La hiperinflación fue el desenlace de una fuerte disputa en el frente fiscal por los recursos públicos entre la banca acreedora, que presionaba por cobrar los intereses de la deuda, y los grandes grupos económicos, que exigían mantener los inmensos subsidios vía promoción industrial, reintegro a exportaciones y otros beneficios. La expresión fulminante de esa tensión fue la perdida de reservas, la moratoria de facto en el pago de intereses de la deuda a la banca internacional y la corrida cambiaria que fue creciendo en intensidad. El acelerado deterioro del sector externo y fiscal tuvo como eclosión la devaluación del 6 de febrero.
Como en toda crisis, muchos la padecen y unos pocos se benefician. En este último grupo estuvo el Banco Macro. Jorge Brito junto a sus socios empezaron en el mercado financiero como mesadinerista para luego comprar el Banco Macro, cuando uno de sus dueños era Mario Brodersohn, secretario de Hacienda en el gobierno de Raúl Alfonsín. En ese entonces, contaba con aceitados vínculos con la coordinadora radical, grupo de dirigentes que ocuparon cargos importantes del área económica, entre ellos en el Banco Central. Uno de los golpes más importantes de Macro fue comprar dólares en cantidad en los días previos al estallido del Plan Primavera, el 6 de febrero de 1989, cuando el Central liberó el mercado cambiario gatillando el proceso de hiperinflación. En el mercado bursátil operó asociado con el Citibank, una relación no sencilla de explicar en la plaza financiera. Esa Sociedad de Bolsa era manejada por Chrystian Colombo, que en ese entonces tenía una estrecha relación con el Coti Nosiglia y que en el gobierno de Fernando de la Rúa ocupó el puesto de jefe de Gabinete.
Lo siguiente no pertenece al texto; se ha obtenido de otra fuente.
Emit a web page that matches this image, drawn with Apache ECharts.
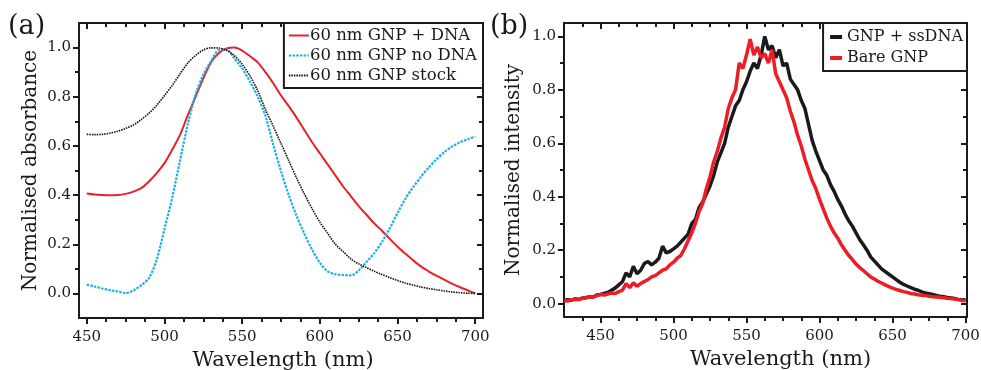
<!DOCTYPE html>
<html>
<head>
<meta charset="utf-8">
<script src="https://cdn.jsdelivr.net/npm/echarts@6/dist/echarts.min.js"></script>
<style>
  html, body { margin: 0; padding: 0; background: #fff; }
  #chart { width: 981px; height: 370px; }
</style>
</head>
<body>
<div id="chart"></div>
<script>
// panel (a): absorbance spectra, every 5 nm
const wlA = [450,455,460,465,470,475,480,485,490,495,500,505,510,515,520,525,530,535,540,545,
  550,555,560,565,570,575,580,585,590,595,600,605,610,615,620,625,630,635,640,645,
  650,655,660,665,670,675,680,685,690,695,700];
const withDnaA = [0.406,0.402,0.400,0.399,0.400,0.405,0.414,0.428,0.455,0.489,0.530,0.585,0.645,0.725,0.800,0.875,0.940,0.978,0.996,1.000,
  0.988,0.965,0.940,0.900,0.855,0.805,0.762,0.715,0.665,0.615,0.570,0.525,0.480,0.435,0.395,0.355,0.320,0.285,0.255,0.222,
  0.190,0.162,0.135,0.110,0.090,0.072,0.056,0.040,0.026,0.013,0.000];
const noDnaA = [0.036,0.028,0.020,0.013,0.008,0.001,0.012,0.033,0.062,0.137,0.262,0.390,0.540,0.688,0.808,0.890,0.945,0.990,0.992,0.955,
  0.915,0.862,0.800,0.722,0.605,0.497,0.400,0.316,0.243,0.178,0.125,0.090,0.078,0.075,0.073,0.093,0.128,0.164,0.210,0.265,
  0.327,0.385,0.432,0.474,0.512,0.545,0.574,0.597,0.614,0.627,0.638];
const stockA = [0.647,0.646,0.647,0.652,0.660,0.671,0.685,0.707,0.733,0.765,0.805,0.846,0.893,0.937,0.968,0.990,0.999,0.998,0.989,0.967,
  0.932,0.885,0.825,0.748,0.680,0.610,0.540,0.470,0.405,0.345,0.290,0.245,0.200,0.170,0.140,0.120,0.105,0.090,0.077,0.064,
  0.053,0.042,0.034,0.026,0.020,0.015,0.010,0.006,0.003,0.001,0.000];

// panel (b): emission spectra, every 2.5 nm
const wlB = [425,427.5,430,432.5,435,437.5,440,442.5,445,447.5,
  450,452.5,455,457.5,460,462.5,465,467.5,470,472.5,
  475,477.5,480,482.5,485,487.5,490,492.5,495,497.5,
  500,502.5,505,507.5,510,512.5,515,517.5,520,522.5,
  525,527.5,530,532.5,535,537.5,540,542.5,545,547.5,
  550,552.5,555,557.5,560,562.5,565,567.5,570,572.5,
  575,577.5,580,582.5,585,587.5,590,592.5,595,597.5,
  600,602.5,605,607.5,610,612.5,615,617.5,620,622.5,
  625,627.5,630,632.5,635,637.5,640,642.5,645,647.5,
  650,652.5,655,657.5,660,662.5,665,667.5,670,672.5,
  675,677.5,680,682.5,685,687.5,690,692.5,695,697.5,
  700];
const ssDnaB = [0.012,0.015,0.013,0.018,0.016,0.021,0.022,0.026,0.025,0.032,
  0.034,0.038,0.042,0.050,0.058,0.070,0.082,0.115,0.100,0.140,
  0.112,0.125,0.150,0.158,0.145,0.155,0.170,0.215,0.190,0.195,
  0.205,0.215,0.230,0.245,0.260,0.300,0.315,0.360,0.380,0.410,
  0.440,0.480,0.530,0.565,0.600,0.660,0.700,0.740,0.760,0.800,
  0.830,0.870,0.900,0.880,0.930,1.000,0.950,0.965,0.920,0.950,
  0.890,0.900,0.840,0.820,0.800,0.760,0.730,0.670,0.610,0.570,
  0.535,0.500,0.480,0.445,0.420,0.390,0.365,0.335,0.310,0.290,
  0.265,0.240,0.220,0.200,0.175,0.160,0.145,0.130,0.120,0.110,
  0.100,0.090,0.080,0.072,0.066,0.060,0.054,0.050,0.044,0.040,
  0.037,0.034,0.031,0.028,0.026,0.023,0.021,0.019,0.016,0.014,
  0.015];
const bareB = [0.012,0.010,0.014,0.016,0.015,0.020,0.022,0.026,0.024,0.030,
  0.035,0.032,0.036,0.040,0.038,0.045,0.050,0.075,0.060,0.078,
  0.065,0.075,0.083,0.090,0.100,0.105,0.115,0.125,0.130,0.145,
  0.155,0.170,0.180,0.205,0.235,0.265,0.300,0.345,0.375,0.430,
  0.475,0.530,0.570,0.620,0.660,0.730,0.770,0.800,0.900,0.880,
  0.930,0.990,0.930,0.960,0.920,0.935,0.900,0.950,0.860,0.830,
  0.800,0.770,0.720,0.680,0.630,0.590,0.540,0.500,0.460,0.430,
  0.390,0.355,0.320,0.290,0.265,0.245,0.220,0.200,0.180,0.165,
  0.148,0.135,0.124,0.112,0.100,0.092,0.084,0.077,0.070,0.064,
  0.058,0.053,0.049,0.045,0.042,0.038,0.036,0.033,0.031,0.030,
  0.028,0.026,0.025,0.024,0.022,0.020,0.019,0.017,0.015,0.012,
  0.011];

// tick positions
const xMajor = [450,500,550,600,650,700];
const xMinorA = [462.5,475,487.5,512.5,525,537.5,562.5,575,587.5,612.5,625,637.5,662.5,675,687.5];
const xMinorB = [437.5,462.5,475,487.5,512.5,525,537.5,562.5,575,587.5,612.5,625,637.5,662.5,675,687.5];
const yMajor = [0,0.2,0.4,0.6,0.8,1.0];
const yMinor = [0.1,0.3,0.5,0.7,0.9];

const font = 'DejaVu Serif';
const ink = '#1a1a1a';
const tickStyle = { color: ink, width: 2 };

function xSet(grid, min, max, minor, name, namePad) {
  const base = { type: 'value', gridIndex: grid, min, max, splitLine: { show: false } };
  const noLine = { show: false, onZero: false };
  const hidden = { show: false };
  return [
    { ...base, position: 'bottom', name, nameLocation: 'middle', nameGap: 30,
      nameTextStyle: { fontFamily: font, fontSize: 21, color: ink, padding: namePad },
      axisLine: { onZero: false, lineStyle: tickStyle },
      axisTick: { customValues: xMajor, length: 6, lineStyle: tickStyle },
      axisLabel: { customValues: xMajor, fontFamily: font, fontSize: 15, color: ink, margin: 12 } },
    { ...base, position: 'bottom', axisLine: noLine, axisLabel: hidden,
      axisTick: { customValues: minor, length: 4, lineStyle: tickStyle } },
    { ...base, position: 'top', axisLine: { onZero: false, lineStyle: tickStyle }, axisLabel: hidden,
      axisTick: { inside: true, customValues: xMajor, length: 6, lineStyle: tickStyle } },
    { ...base, position: 'top', axisLine: noLine, axisLabel: hidden,
      axisTick: { inside: true, customValues: minor, length: 4, lineStyle: tickStyle } }
  ];
}

function ySet(grid, min, max, name, nameGap) {
  const base = { type: 'value', gridIndex: grid, min, max, splitLine: { show: false } };
  const noLine = { show: false, onZero: false };
  const hidden = { show: false };
  return [
    { ...base, position: 'left', name, nameLocation: 'middle', nameGap,
      nameTextStyle: { fontFamily: font, fontSize: 20, color: ink },
      axisLine: { onZero: false, lineStyle: tickStyle },
      axisTick: { customValues: yMajor, length: 6, lineStyle: tickStyle },
      axisLabel: { customValues: yMajor, fontFamily: font, fontSize: 15, color: ink, margin: 8,
        formatter: (v) => v.toFixed(1) } },
    { ...base, position: 'left', axisLine: noLine, axisLabel: hidden,
      axisTick: { customValues: yMinor, length: 4, lineStyle: tickStyle } },
    { ...base, position: 'right', axisLine: { onZero: false, lineStyle: tickStyle }, axisLabel: hidden,
      axisTick: { inside: true, customValues: yMajor, length: 6, lineStyle: tickStyle } },
    { ...base, position: 'right', axisLine: noLine, axisLabel: hidden,
      axisTick: { inside: true, customValues: yMinor, length: 4, lineStyle: tickStyle } }
  ];
}

const pairs = (xs, ys) => xs.map((x, i) => [x, ys[i]]);

const chart = echarts.init(document.getElementById('chart'), null, { renderer: 'canvas' });
chart.setOption({
  animation: false,
  backgroundColor: '#fff',
  grid: [
    { left: 79, right: 498, top: 23, bottom: 52, containLabel: false, outerBoundsMode: 'none' },
    { left: 564, right: 14, top: 23, bottom: 53, containLabel: false, outerBoundsMode: 'none' }
  ],
  xAxis: [...xSet(0, 445, 705, xMinorA, 'Wavelength (nm)', [0, 0, 0, 4]),
          ...xSet(1, 425, 701, xMinorB, 'Wavelength (nm)', [0, 0, 0, 30])],
  yAxis: [...ySet(0, -0.1, 1.1, 'Normalised absorbance', 38), ...ySet(1, -0.05, 1.05, 'Normalised intensity', 40)],
  graphic: [
    { type: 'text', left: 8, top: 13, style: { text: '(a)', font: '27px "DejaVu Serif"', fill: ink } },
    { type: 'text', left: 490, top: 13, style: { text: '(b)', font: '27px "DejaVu Serif"', fill: ink } }
  ],
  legend: [
    { data: ['60 nm GNP + DNA', '60 nm GNP no DNA', '60 nm GNP stock'],
      orient: 'vertical', right: 498, top: 23, itemWidth: 20, itemHeight: 14, itemGap: 3,
      padding: [4, 6, 4, 4], borderColor: ink, borderWidth: 2, borderRadius: 0, backgroundColor: '#fff',
      itemStyle: { color: 'transparent', borderWidth: 0 },
      textStyle: { fontFamily: font, fontSize: 16.5, color: ink, padding: [0, 0, 0, -4] } },
    { data: ['GNP + ssDNA', 'Bare GNP'],
      orient: 'vertical', right: 14, top: 23, itemWidth: 12, itemHeight: 16, itemGap: 5,
      padding: [6, 4, 5, 5], borderColor: ink, borderWidth: 2, borderRadius: 0, backgroundColor: '#fff',
      itemStyle: { color: 'transparent', borderWidth: 0 },
      lineStyle: { width: 4 },
      textStyle: { fontFamily: font, fontSize: 16, color: ink } }
  ],
  series: [
    { name: '60 nm GNP + DNA', type: 'line', xAxisIndex: 0, yAxisIndex: 0, smooth: 0.3, symbol: 'none',
      data: pairs(wlA, withDnaA), lineStyle: { color: '#e8202a', width: 2 }, itemStyle: { color: '#e8202a' } },
    { name: '60 nm GNP no DNA', type: 'line', xAxisIndex: 0, yAxisIndex: 0, smooth: 0.3, symbol: 'none',
      data: pairs(wlA, noDnaA), lineStyle: { color: '#1ab0e6', width: 2.2, type: [2.5, 1.2] }, itemStyle: { color: '#1ab0e6' } },
    { name: '60 nm GNP stock', type: 'line', xAxisIndex: 0, yAxisIndex: 0, smooth: 0.3, symbol: 'none',
      data: pairs(wlA, stockA), lineStyle: { color: '#111', width: 1.6, type: [1.5, 1] }, itemStyle: { color: '#111' } },
    { name: 'GNP + ssDNA', type: 'line', xAxisIndex: 4, yAxisIndex: 4, symbol: 'none',
      data: pairs(wlB, ssDnaB), lineStyle: { color: '#1a1a1a', width: 3.5 }, itemStyle: { color: '#1a1a1a' } },
    { name: 'Bare GNP', type: 'line', xAxisIndex: 4, yAxisIndex: 4, symbol: 'none',
      data: pairs(wlB, bareB), lineStyle: { color: '#ee1c25', width: 3.5 }, itemStyle: { color: '#ee1c25' } }
  ]
});
</script>
</body>
</html>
A la crisis de la Balanza de Pagos y al desborde fiscal se sumó la incertidumbre que generaba el cambio de gobierno, lo que aceleró aún más la dolarización de activos financieros. El mercado de cambios era un terremoto, movimientos que no tardaron en trasladarse al resto de los precios de la economía. La falta de un patrón de referencia para formar precios debilitó la función de unidad de cuenta de la moneda nacional. Esto hizo que se difundiera la “dolarización” en los valores de los productos. No solamente a bienes exportables o de importaciones, sino también a otros productos de transacción cotidiana.
A partir de febrero, la inflación se aceleró exponencialmente: la tasa de variación del IPC se duplicó aproximadamente mes a mes hasta alcanzar el máximo en julio. El índice de precios a lo largo de 1989 fue de casi 5000 por ciento, con un promedio mensual de alrededor del 40 por ciento. Esta inflación superó holgadamente cualquier registro previo, y tiene pocos antecedentes en la región (Brasil y Bolivia también registraron períodos de híper). La falta de referencias precisas para fijar y comparar precios perturbó las transacciones cotidianas. La incertidumbre sobre los valores de reposición llevó a las empresas a aumentar sus márgenes y, en algunos casos, hubo resistencia a concretar ventas. Es la situación mencionada al comienzo con las alfombras.
En un escenario de desborde económico se desarrollaron las elecciones presidenciales. El traspaso del mando estaba previsto para fines de año, pero ante la crisis que se profundizaba se adelantó la entrega del gobierno en julio. Ese período de transición política incorporó un factor adicional de incertidumbre, acelerando las remarcaciones.
La hiperinflación, una situación que algunos especialistas asemejan a la angustia y desesperación que una población vive en un estado de guerra, fue el potente disciplinador social que facilitó las reformas estructurales de los noventa realizadas por el menemismo.
1989 abrió así la puerta para el despliegue neoliberal de los ‘90 con las leyes de Emergencias Económicas (eliminación de subsidios) y Reforma del Estado (privatizaciones).